Simply put, there is no substitute for oil. Really. There is nothing else like it. The importance of grasping this cannot be overstated.

At best, we can work out ways to do some of the things that we do using oil, in a different manner, with major changes that extend far beyond some unrealistic fantasy that one day a crew of technicians and mechanics will swoop in somewhere and work for a day or two, and, presto, now we’re using something else.

Just to touch very briefly on another monumentally important subject that cannot be overlooked and ignored in this is another very simple fact. When we consider oil and everything about it, it must be kept in mind that there is, in fact, more done with oil than just burning the stuff as fuel to release energy. There’s another subject of its own.
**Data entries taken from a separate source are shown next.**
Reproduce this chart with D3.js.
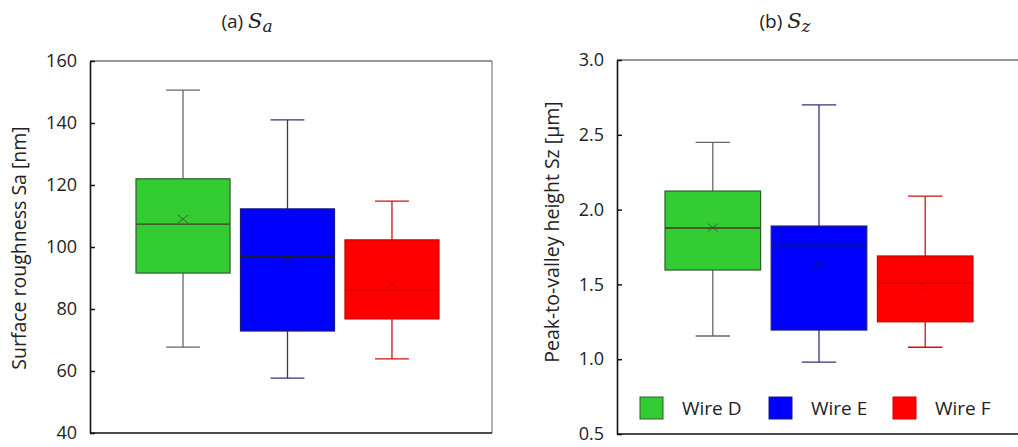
<!DOCTYPE html>
<html>
<head>
<meta charset="utf-8">
<script src="https://cdn.jsdelivr.net/npm/d3@7"></script>
<style>
  body { margin: 0; background: #fff; }
  svg text { font-family: "Open Sans", "Noto Sans", sans-serif; fill: #222; }
</style>
</head>
<body>
<svg id="chart" width="1018" height="447"></svg>
<script>
// data
var categories = ["Wire D", "Wire E", "Wire F"];

// Sa [nm]: min, q1, median, q3, max, mean
var saMin    = [67.7, 57.7, 63.9];
var saQ1     = [91.6, 72.9, 76.8];
var saMedian = [107.4, 97.0, 86.1];
var saQ3     = [122.0, 112.3, 102.3];
var saMax    = [150.6, 141.0, 114.8];
var saMean   = [109.0, 95.5, 88.0];

// Sz [um]
var szMin    = [1.155, 0.98, 1.08];
var szQ1     = [1.596, 1.195, 1.25];
var szMedian = [1.877, 1.76, 1.51];
var szQ3     = [2.124, 1.89, 1.69];
var szMax    = [2.45, 2.70, 2.09];
var szMean   = [1.88, 1.63, 1.48];

var saTicks = [40, 60, 80, 100, 120, 140, 160];
var szTicks = [0.5, 1.0, 1.5, 2.0, 2.5, 3.0];

// styles per wire
var fills    = ["#33cc33", "#0000ff", "#ff0000"];
var strokes  = ["#2c5e2c", "#1a1a80", "#cc0000"];
var whiskerC = ["#666666", "#33337a", "#d01010"];
var medianC  = ["#4a3a2a", "#1a1a3a", "#d40000"];

var svg = d3.select("#chart");

function buildPanel(opt) {
    var width = opt.right - opt.left,
        height = opt.bottom - opt.top;

    var g = svg.append("g")
        .attr("transform", "translate(" + opt.left + "," + opt.top + ")");

    var x = d3.scaleBand()
        .domain(categories)
        .range(opt.bandRange)
        .paddingInner(0.1)
        .paddingOuter(0);
    var y = d3.scaleLinear()
        .domain(opt.domain)
        .range([height, 0]);

    // frame (top and right)
    g.append("line")
        .attr("x1", 0).attr("x2", width)
        .attr("y1", 0).attr("y2", 0)
        .attr("stroke", "#333").attr("stroke-width", 1);
    g.append("line")
        .attr("x1", width).attr("x2", width)
        .attr("y1", 0).attr("y2", height)
        .attr("stroke", "#666").attr("stroke-width", 1);

    // boxes
    var data = categories.map(function (c, i) {
        return {cat: c, i: i, min: opt.min[i], q1: opt.q1[i], med: opt.med[i],
            q3: opt.q3[i], max: opt.max[i], mean: opt.mean[i]};
    });

    var box = g.selectAll(".box")
        .data(data)
        .enter().append("g")
        .attr("class", "box");

    var bw = x.bandwidth();
    var capW = bw * 0.36;

    // whiskers
    box.append("line")
        .attr("x1", function (d) { return x(d.cat) + bw / 2; })
        .attr("x2", function (d) { return x(d.cat) + bw / 2; })
        .attr("y1", function (d) { return y(d.max); })
        .attr("y2", function (d) { return y(d.q3); })
        .attr("stroke", function (d) { return whiskerC[d.i]; })
        .attr("stroke-width", 1.3);
    box.append("line")
        .attr("x1", function (d) { return x(d.cat) + bw / 2; })
        .attr("x2", function (d) { return x(d.cat) + bw / 2; })
        .attr("y1", function (d) { return y(d.q1); })
        .attr("y2", function (d) { return y(d.min); })
        .attr("stroke", function (d) { return whiskerC[d.i]; })
        .attr("stroke-width", 1.3);
    box.append("line")
        .attr("x1", function (d) { return x(d.cat) + bw / 2 - capW / 2; })
        .attr("x2", function (d) { return x(d.cat) + bw / 2 + capW / 2; })
        .attr("y1", function (d) { return y(d.max); })
        .attr("y2", function (d) { return y(d.max); })
        .attr("stroke", function (d) { return whiskerC[d.i]; })
        .attr("stroke-width", 1.3);
    box.append("line")
        .attr("x1", function (d) { return x(d.cat) + bw / 2 - capW / 2; })
        .attr("x2", function (d) { return x(d.cat) + bw / 2 + capW / 2; })
        .attr("y1", function (d) { return y(d.min); })
        .attr("y2", function (d) { return y(d.min); })
        .attr("stroke", function (d) { return whiskerC[d.i]; })
        .attr("stroke-width", 1.3);

    // box body
    box.append("rect")
        .attr("x", function (d) { return x(d.cat); })
        .attr("width", bw)
        .attr("y", function (d) { return y(d.q3); })
        .attr("height", function (d) { return y(d.q1) - y(d.q3); })
        .attr("fill", function (d) { return fills[d.i]; })
        .attr("stroke", function (d) { return strokes[d.i]; })
        .attr("stroke-width", 1.2);

    // median
    box.append("line")
        .attr("x1", function (d) { return x(d.cat); })
        .attr("x2", function (d) { return x(d.cat) + bw; })
        .attr("y1", function (d) { return y(d.med); })
        .attr("y2", function (d) { return y(d.med); })
        .attr("stroke", function (d) { return medianC[d.i]; })
        .attr("stroke-width", 1.3);

    // mean marker (x)
    var s = 5;
    box.append("path")
        .attr("d", function (d) {
            var cx = x(d.cat) + bw / 2, cy = y(d.mean);
            return "M" + (cx - s) + "," + (cy - s * 0.8) + "L" + (cx + s) + "," + (cy + s * 0.8) +
                "M" + (cx - s) + "," + (cy + s * 0.8) + "L" + (cx + s) + "," + (cy - s * 0.8);
        })
        .attr("stroke", function (d) { return medianC[d.i]; })
        .attr("stroke-width", 1)
        .attr("fill", "none")
        .attr("opacity", 0.7);

    // y axis
    var yAxis = g.append("g")
        .call(d3.axisLeft(y)
            .tickValues(opt.ticks)
            .tickFormat(opt.format)
            .tickSizeInner(-5)
            .tickSizeOuter(0)
            .tickPadding(13));
    yAxis.select(".domain").attr("stroke", "#111").attr("stroke-width", 1.6);
    yAxis.selectAll(".tick line").attr("stroke", "#111").attr("stroke-width", 1.5);
    yAxis.selectAll(".tick text")
        .style("font-size", "18px")
        .style("font-family", "'Open Sans', sans-serif")
        .attr("fill", "#333");

    // bottom axis line
    g.append("line")
        .attr("x1", 0).attr("x2", width)
        .attr("y1", height).attr("y2", height)
        .attr("stroke", "#111").attr("stroke-width", 1.6);

    // y label
    svg.append("text")
        .attr("transform", "translate(" + opt.labelX + "," + opt.labelY + ") rotate(-90)")
        .attr("text-anchor", "middle")
        .style("font-size", "19.5px")
        .attr("fill", "#333")
        .text(opt.ylabel);

    // title
    var t = svg.append("text")
        .attr("x", opt.titleX)
        .attr("y", 28)
        .attr("text-anchor", "middle")
        .style("font-size", "19px");
    t.append("tspan").text(opt.titlePre + " ");
    t.append("tspan")
        .style("font-family", "'DejaVu Serif', serif")
        .style("font-style", "italic")
        .style("font-size", "21px")
        .text("S");
    t.append("tspan")
        .attr("dy", 4)
        .style("font-family", "'DejaVu Serif', serif")
        .style("font-style", "italic")
        .style("font-size", "17px")
        .text(opt.sub);

    return {g: g, x: x, y: y, width: width, height: height};
}

var pa = buildPanel({
    left: 90, right: 492, top: 61, bottom: 433,
    bandRange: [46, 349],
    domain: [40, 160], ticks: saTicks, format: d3.format("d"),
    min: saMin, q1: saQ1, med: saMedian, q3: saQ3, max: saMax, mean: saMean,
    ylabel: "Surface roughness Sa [nm]", labelX: 26, labelY: 248,
    titleX: 247, titlePre: "(a)", sub: "a"
});

var pb = buildPanel({
    left: 617, right: 1022, top: 60, bottom: 434,
    bandRange: [48, 356],
    domain: [0.5, 3.0], ticks: szTicks, format: d3.format(".1f"),
    min: szMin, q1: szQ1, med: szMedian, q3: szQ3, max: szMax, mean: szMean,
    ylabel: "Peak-to-valley height Sz [\u00b5m]", labelX: 559, labelY: 232,
    titleX: 785, titlePre: "(b)", sub: "z"
});

// legend inside panel b
var legendX = [23, 152, 276];
var legend = pb.g.selectAll(".legend")
    .data(categories)
    .enter().append("g")
    .attr("class", "legend")
    .attr("transform", function (d, i) { return "translate(" + legendX[i] + "," + 337 + ")"; });
legend.append("rect")
    .attr("width", 23)
    .attr("height", 22)
    .attr("fill", function (d, i) { return fills[i]; })
    .attr("stroke", function (d, i) { return strokes[i]; })
    .attr("stroke-width", 1);
legend.append("text")
    .attr("x", 42)
    .attr("y", 11)
    .attr("dominant-baseline", "central")
    .style("font-size", "19px")
    .attr("fill", "#222")
    .text(function (d) { return d; });
</script>
</body>
</html>
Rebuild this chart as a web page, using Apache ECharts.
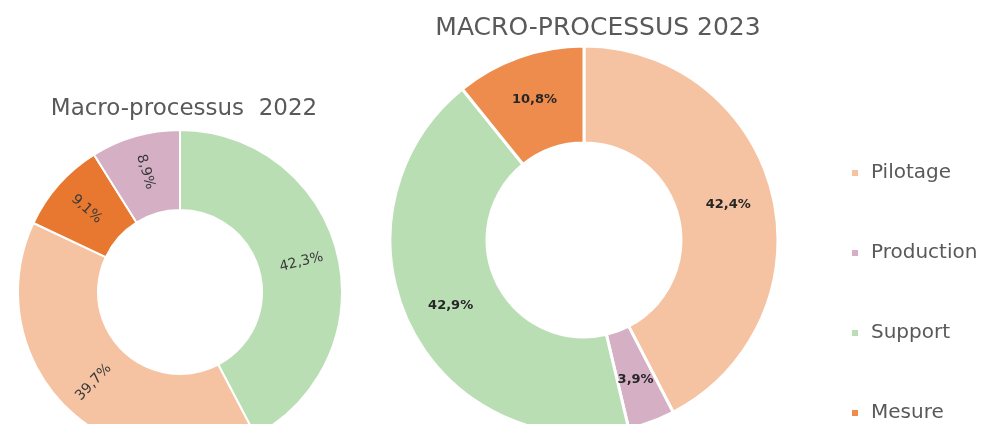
<!DOCTYPE html>
<html>
<head>
<meta charset="utf-8">
<script src="https://cdn.jsdelivr.net/npm/echarts@6/dist/echarts.min.js"></script>
<style>
  html, body { margin: 0; padding: 0; background: #fff; }
  #chart { width: 1002px; height: 424px; }
</style>
</head>
<body>
<div id="chart"></div>
<script>
// legend order
var categories = ['Pilotage', 'Production', 'Support', 'Mesure'];

// slices in clockwise order from 12 o'clock
var names2022 = ['Support', 'Pilotage', 'Mesure', 'Production'];
var values2022 = [42.3, 39.7, 9.1, 8.9];

var names2023 = ['Pilotage', 'Production', 'Support', 'Mesure'];
var values2023 = [42.4, 3.9, 42.9, 10.8];

var colors2022 = { Pilotage: '#F5C3A1', Production: '#D5B0C5', Support: '#BADEB4', Mesure: '#E8782F' };
var colors2023 = { Pilotage: '#F5C3A1', Production: '#D5B0C5', Support: '#BADEB4', Mesure: '#EE8C4E' };

function pct(p) {
    return p.value.toFixed(1).replace('.', ',') + '%';
}

function slices(names, values, colors) {
    return names.map(function(n, i) {
        return { name: n, value: values[i], itemStyle: { color: colors[n] } };
    });
}

var chart = echarts.init(document.getElementById('chart'));

var font = '"DejaVu Sans", sans-serif';

chart.setOption({
    animation: false,
    title: [{
        text: 'Macro-processus  2022',
        left: 179,
        top: 93,
        textAlign: 'center',
        textStyle: { fontFamily: font, fontSize: 23, fontWeight: 'normal', color: '#595959' }
    }, {
        text: 'MACRO-PROCESSUS 2023',
        left: 593,
        top: 11,
        textAlign: 'center',
        textStyle: { fontFamily: font, fontSize: 25, fontWeight: 'normal', color: '#595959' }
    }],
    legend: {
        orient: 'vertical',
        left: 850,
        top: 163,
        padding: 0,
        itemWidth: 8,
        itemHeight: 8,
        itemGap: 60,
        icon: 'rect',
        data: categories.map(function(n) {
            return { name: n, itemStyle: { color: colors2023[n] } };
        }),
        textStyle: { fontFamily: font, fontSize: 20, color: '#595959', lineHeight: 20, padding: [0, 0, 0, 7] }
    },
    series: [{
        name: '2022',
        type: 'pie',
        center: [180, 292],
        radius: [82, 162],
        startAngle: 90,
        itemStyle: { borderColor: '#fff', borderWidth: 2 },
        label: {
            position: 'inside',
            rotate: 'radial',
            formatter: pct,
            fontFamily: font,
            fontSize: 14,
            color: '#3a3a3a'
        },
        labelLine: { show: false },
        data: slices(names2022, values2022, colors2022)
    }, {
        name: '2023',
        type: 'pie',
        center: [584, 240],
        radius: [97, 194],
        startAngle: 90,
        itemStyle: { borderColor: '#fff', borderWidth: 3 },
        label: {
            position: 'inside',
            formatter: pct,
            fontFamily: font,
            fontSize: 13,
            fontWeight: 'bold',
            color: '#262626'
        },
        labelLine: { show: false },
        data: slices(names2023, values2023, colors2023)
    }]
});
</script>
</body>
</html>
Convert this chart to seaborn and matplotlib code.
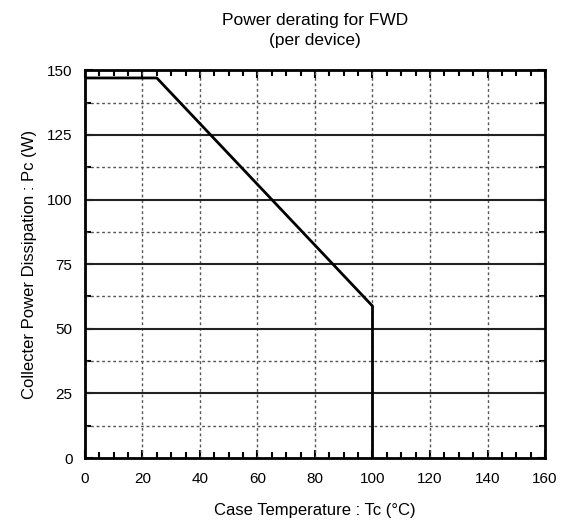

There is a severe shortage of practical realism and willingness to objectively face the facts involved and think them through. This is true among the “drill baby drill” wishful thinking crowd, who seem to have themselves and each other convinced that, if only we drilled new holes in the Earth everywhere imaginable, with no restrictions and limits, we would all be awash in plenty of oil eternally, and everything would be back to some nostalgic good old days of seemingly limitless and cheap oil. This is true among what seems to be a rather large number of people who think that some easy swap-out of magic technology will ease us into a new world of doing everything as we have with minor changes of some specific details.

In the meantime, here in the United States we continue to blow through somewhere around 20 million barrels a day of crude oil, as off to the south, the Gulf of Mexico continues to have a disaster of almost incomprehensible magnitude.